2. Public Utilities Commission of Sri Lanka: Designation of PUCSL as the regulator for the electricity industry, tasked with ensuring fair practices, setting tariffs, and protecting consumer rights.
3. Corporate Entities: Incorporation of independent corporate entities for managing various activities in the electricity sector, including generation, transmission, and distribution.
4. Market Competition: Promotion of competition and elimination of barriers to entry in the electricity market, ensuring a level playing field for private and public entities.
5. Tariff Principles: Establishment of transparent tariff principles to ensure affordability and financial viability, based on cost-reflective tariffs and subsidies for vulnerable groups.
6. Renewable Energy Incentives: Introduction of incentives for renewable energy projects, including tax breaks and subsidies, to encourage investment in sustainable energy sources.

== Implementation ==
The Act specifies the roles and responsibilities of various stakeholders, including the National Electricity Advisory Council, PUCSL, and newly formed corporate entities. It also outlines the procedures for formulating and implementing national electricity policies, tariffs, and long-term power system development plans.

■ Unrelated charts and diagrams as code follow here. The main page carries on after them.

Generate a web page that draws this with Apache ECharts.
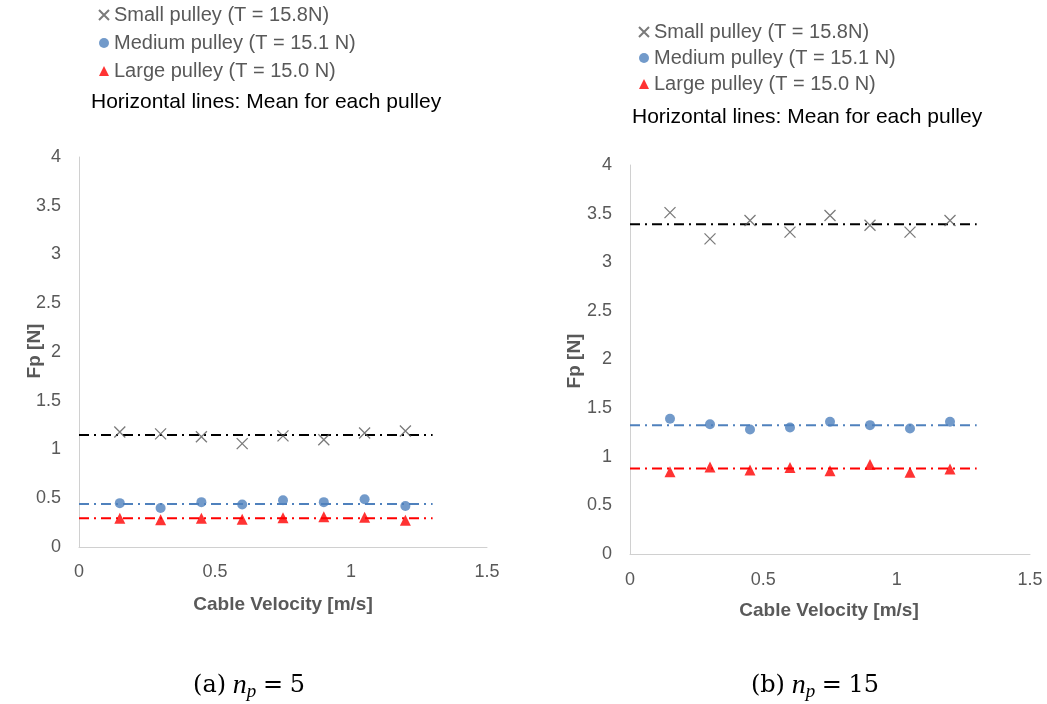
<!DOCTYPE html>
<html><head><meta charset="utf-8">
<script src="https://cdn.jsdelivr.net/npm/echarts@6/dist/echarts.min.js"></script>
<style>html,body{margin:0;padding:0;background:#fff}#c{width:1047px;height:704px}</style>
</head><body><div id="c"></div>
<script>
// ---- data ----
const velocity = [0.15, 0.3, 0.45, 0.6, 0.75, 0.9, 1.05, 1.2];
const xTicks = [0, 0.5, 1, 1.5];
const yTicks = [0, 0.5, 1, 1.5, 2, 2.5, 3, 3.5, 4];
const seriesNames = ['Small pulley (T = 15.8N)', 'Medium pulley (T = 15.1 N)', 'Large pulley (T = 15.0 N)'];
// (a) n_p = 5
const aSmall  = [1.18, 1.16, 1.13, 1.06, 1.14, 1.10, 1.17, 1.19];
const aMedium = [0.45, 0.40, 0.46, 0.435, 0.48, 0.46, 0.49, 0.42];
const aLarge  = [0.295, 0.28, 0.295, 0.285, 0.30, 0.31, 0.305, 0.275];
const aMeans  = [1.15, 0.44, 0.295];
// (b) n_p = 15
const bSmall  = [3.51, 3.24, 3.43, 3.31, 3.48, 3.38, 3.31, 3.43];
const bMedium = [1.39, 1.335, 1.28, 1.30, 1.36, 1.325, 1.29, 1.36];
const bLarge  = [0.845, 0.895, 0.865, 0.89, 0.855, 0.92, 0.84, 0.875];
const bMeans  = [3.39, 1.325, 0.88];
const meanLineX = [0, 1.3];

// ---- styles ----
const FONT = '"Liberation Sans", Arial, sans-serif';
const GREY = '#595959';
const crossPath = 'path://M0,0L10,10M10,0L0,10';
const markerStyles = [
  {symbol: crossPath, symbolSize: 11, itemStyle: {color: 'rgba(0,0,0,0)', borderColor: GREY, borderWidth: 1.3}},
  {symbol: 'circle', symbolSize: 10, itemStyle: {color: '#4f81bd'}},
  {symbol: 'triangle', symbolSize: 11, itemStyle: {color: '#ff0000'}}
];
const lineColors = ['#000000', '#4f81bd', '#ff0000'];

function pts(vals) { return velocity.map((v, i) => [v, vals[i]]); }

function axes(idx, xMargin) {
  return {
    x: {type: 'value', gridIndex: idx, min: xTicks[0], max: xTicks[xTicks.length-1], interval: xTicks[1]-xTicks[0],
        axisLine: {show: true, lineStyle: {color: '#d0d0d0', width: 1}}, axisTick: {show: false}, splitLine: {show: false},
        axisLabel: {color: GREY, fontSize: 18, fontFamily: FONT, margin: xMargin}},
    y: {type: 'value', gridIndex: idx, min: yTicks[0], max: yTicks[yTicks.length-1], interval: yTicks[1]-yTicks[0],
        axisLine: {show: true, lineStyle: {color: '#d0d0d0', width: 1}}, axisTick: {show: false}, splitLine: {show: false},
        axisLabel: {color: GREY, fontSize: 18, fontFamily: FONT, margin: 18}}
  };
}
const a0 = axes(0, 16), a1 = axes(1, 17);

const series = [];
[[aSmall, aMedium, aLarge, aMeans, 0], [bSmall, bMedium, bLarge, bMeans, 1]].forEach(([s, m, l, means, g]) => {
  [s, m, l].forEach((vals, k) => {
    series.push(Object.assign({type: 'scatter', name: seriesNames[k], xAxisIndex: g, yAxisIndex: g, data: pts(vals), z: 3}, markerStyles[k]));
  });
  means.forEach((mv, k) => {
    series.push({type: 'line', xAxisIndex: g, yAxisIndex: g, showSymbol: false, silent: true, z: 2,
      data: meanLineX.map(x => [x, mv]),
      lineStyle: {color: lineColors[k], width: 2, type: [10, 5, 2, 5]}});
  });
});

function legend(left, top, gap) {
  return {orient: 'vertical', left: left, top: top, itemGap: gap, itemWidth: 10, itemHeight: 10, selectedMode: false,
    data: seriesNames, textStyle: {color: GREY, fontSize: 20, fontFamily: FONT, lineHeight: 20}};
}
const capRich = {
  r: {fontFamily: '"DejaVu Serif", "Liberation Serif", serif', fontSize: 24, fill: '#000'},
  i: {fontFamily: '"Liberation Serif", serif', fontStyle: 'italic', fontSize: 28, fill: '#000'},
  s: {fontFamily: '"Liberation Serif", serif', fontStyle: 'italic', fontSize: 19, fill: '#000', padding: [11, 0, 0, 0]}
};
function axisTitle(x, y, text, rot) {
  return {type: 'text', x: x, y: y, rotation: rot || 0,
    style: {text: text, fill: GREY, font: 'bold 19px ' + FONT, textAlign: 'center', textVerticalAlign: 'middle'}};
}

const chart = echarts.init(document.getElementById('c'), null, {renderer: 'canvas'});
chart.setOption({
  animation: false,
  backgroundColor: '#fff',
  grid: [
    {left: 79, right: 560, top: 157, bottom: 157},
    {left: 630, right: 17, top: 165, bottom: 150}
  ],
  xAxis: [a0.x, a1.x],
  yAxis: [a0.y, a1.y],
  legend: [legend(93, 0, 8), legend(633, 17, 6)],
  series: series,
  graphic: [
    {type: 'text', x: 91, y: 102, style: {text: 'Horizontal lines: Mean for each pulley', fill: '#000', font: '21px ' + FONT, textVerticalAlign: 'middle'}},
    {type: 'text', x: 632, y: 117, style: {text: 'Horizontal lines: Mean for each pulley', fill: '#000', font: '21px ' + FONT, textVerticalAlign: 'middle'}},
    axisTitle(35, 351, 'Fp [N]', Math.PI / 2),
    axisTitle(575, 361, 'Fp [N]', Math.PI / 2),
    axisTitle(283, 605, 'Cable Velocity [m/s]'),
    axisTitle(829, 611, 'Cable Velocity [m/s]'),
    {type: 'text', x: 249, y: 686, style: {text: '{r|(a)}  {i|n}{s|p}  {r|=}  {r|5}', rich: capRich, textAlign: 'center', textVerticalAlign: 'middle'}},
    {type: 'text', x: 815, y: 686, style: {text: '{r|(b)}  {i|n}{s|p}  {r|=}  {r|15}', rich: capRich, textAlign: 'center', textVerticalAlign: 'middle'}}
  ]
});
</script></body></html>
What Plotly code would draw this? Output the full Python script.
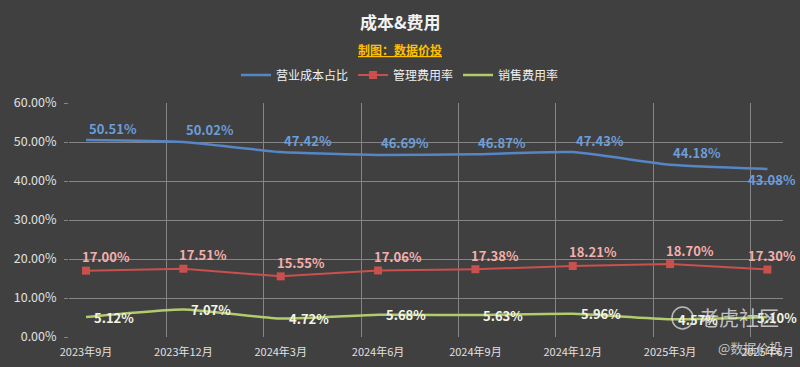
import plotly.graph_objects as go

categories = ["2023年9月", "2023年12月", "2024年3月", "2024年6月",
              "2024年9月", "2024年12月", "2025年3月", "2025年6月"]
cost_ratio = [50.51, 50.02, 47.42, 46.69, 46.87, 47.43, 44.18, 43.08]
admin_ratio = [17.00, 17.51, 15.55, 17.06, 17.38, 18.21, 18.70, 17.30]
sales_ratio = [5.12, 7.07, 4.72, 5.68, 5.63, 5.96, 4.57, 5.10]
series_names = ["营业成本占比", "管理费用率", "销售费用率"]
y_ticks = [0, 10, 20, 30, 40, 50, 60]

FONT = "Noto Sans CJK SC, Microsoft YaHei, sans-serif"
BG = "#404040"
GRID = "#858585"
W, H = 800, 367
ML, MR, MT, MB = 69, 17, 103, 30
PW, PH = W - ML - MR, H - MT - MB


def px_x(p):
    return (p - ML) / PW


def px_y(p):
    return (H - MB - p) / PH


x = list(range(len(categories)))

fig = go.Figure()
fig.add_trace(go.Scatter(
    x=x, y=cost_ratio, name=series_names[0], mode="lines",
    line=dict(color="#5686C6", width=2.5, shape="spline", smoothing=0.5),
))
fig.add_trace(go.Scatter(
    x=x, y=admin_ratio, name=series_names[1], mode="lines+markers",
    line=dict(color="#C9504D", width=2),
    marker=dict(symbol="square", size=8, color="#C9504D"),
))
fig.add_trace(go.Scatter(
    x=x, y=sales_ratio, name=series_names[2], mode="lines",
    line=dict(color="#B2CB6C", width=2.5, shape="spline", smoothing=0.5),
))

annotations = []
label_styles = [
    (cost_ratio, "#6B9EDB", 27, 12),
    (admin_ratio, "#F3AFAD", 20, 14),
    (sales_ratio, "#F2F5E3", 28, 0),
]
for vals, col, xs, ys in label_styles:
    n = len(vals)
    for i, v in enumerate(vals):
        last = i == n - 1
        dx = 5 if last else xs
        dy = ys
        if last and vals is cost_ratio:
            dy = -11
        if last and vals is sales_ratio:
            dx = 10
        annotations.append(dict(
            x=i, y=v, xref="x", yref="y", text=f"{v:.2f}%", showarrow=False,
            xshift=dx, yshift=dy,
            font=dict(family=FONT, size=13, color=col, weight="bold"),
        ))

annotations += [
    dict(text="<b>成本&费用</b>", xref="paper", yref="paper", x=px_x(400), y=px_y(22),
         showarrow=False, font=dict(family=FONT, size=17, color="#F2F2F2"),
         xanchor="center", yanchor="middle"),
    dict(text="<u><b>制图：数据价投</b></u>", xref="paper", yref="paper", x=px_x(400), y=px_y(50),
         showarrow=False, font=dict(family=FONT, size=12, color="#FFC000"),
         xanchor="center", yanchor="middle"),
    dict(text="老虎社区", xref="paper", yref="paper", x=px_x(781), y=px_y(317),
         showarrow=False, font=dict(family=FONT, size=20, color="rgba(235,235,235,0.75)"),
         xanchor="right", yanchor="middle"),
    dict(text="@数据价投", xref="paper", yref="paper", x=px_x(784), y=px_y(347),
         showarrow=False, font=dict(family=FONT, size=13, color="rgba(235,235,235,0.8)"),
         xanchor="right", yanchor="middle"),
]

fig.update_layout(
    width=W, height=H,
    paper_bgcolor=BG, plot_bgcolor=BG,
    margin=dict(l=ML, r=MR, t=MT, b=MB, autoexpand=False),
    showlegend=True,
    legend=dict(orientation="h", x=0.5, xanchor="center", xref="container",
                y=1 - 75 / H, yref="container", yanchor="middle",
                font=dict(family=FONT, size=12, color="#F0F0F0"),
                bgcolor="rgba(0,0,0,0)", itemwidth=30),
    annotations=annotations,
    shapes=[dict(type="circle", xref="paper", yref="paper",
                 x0=px_x(672), x1=px_x(693), y0=px_y(329), y1=px_y(307),
                 line=dict(color="rgba(235,235,235,0.7)", width=1.5))],
    font=dict(family=FONT, color="#E0E0E0"),
)
fig.update_xaxes(
    range=[-0.175, 7.16], tickmode="array", tickvals=x, ticktext=categories,
    showgrid=False, zeroline=False, showline=False, ticks="",
    tickfont=dict(family=FONT, size=11, color="#E0E0E0"),
    ticklabelstandoff=7,
    minor=dict(tickmode="array", tickvals=[i - 0.175 for i in x],
               showgrid=True, gridcolor=GRID, gridwidth=1),
    automargin=False,
)
fig.update_yaxes(
    range=[0, 60], tickmode="array", tickvals=y_ticks,
    ticktext=[f"{v:.2f}%" for v in y_ticks],
    showgrid=True, gridcolor=GRID, gridwidth=1, zeroline=False,
    ticks="outside", ticklen=4, tickcolor=GRID,
    ticklabelstandoff=5,
    tickfont=dict(family=FONT, size=12.5, color="#E0E0E0"),
    automargin=False,
)

fig.write_html(
    "out.html",
    config={"displayModeBar": False},
    post_script="document.body.style.margin='0';document.body.style.padding='0';"
                "document.body.style.background='#404040';document.body.style.overflow='hidden';",
)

=== Steps for implementation ===
- Corporate Restructuring: Transitioning the CEB into separate corporate entities responsible for specific functions.
- Regulatory Framework: Establishing a comprehensive regulatory framework under PUCSL to oversee the sector.
- Public-Private Partnerships: Encouraging public-private partnerships to leverage private sector expertise and investment.
- Capacity Building: Investing in capacity building for regulatory and operational staff to manage the new system effectively.

== Significance ==
The Act marks a significant shift towards a more competitive, efficient, and sustainable electricity sector in Sri Lanka. By encouraging private sector participation and promoting renewable energy, the Act aims to meet the growing electricity demand and contribute to the country's economic development and environmental sustainability.

=== Economic impact ===
- Investment Attraction: The Act is expected to attract significant foreign and domestic investment in the electricity sector.
- Job Creation: Creation of jobs through new projects and companies entering the market.

=== Environmental impact ===
- Decarbonisation: Contributing to Sri Lanka's climate goals by reducing reliance on fossil fuels and increasing the share of renewable energy in the energy mix.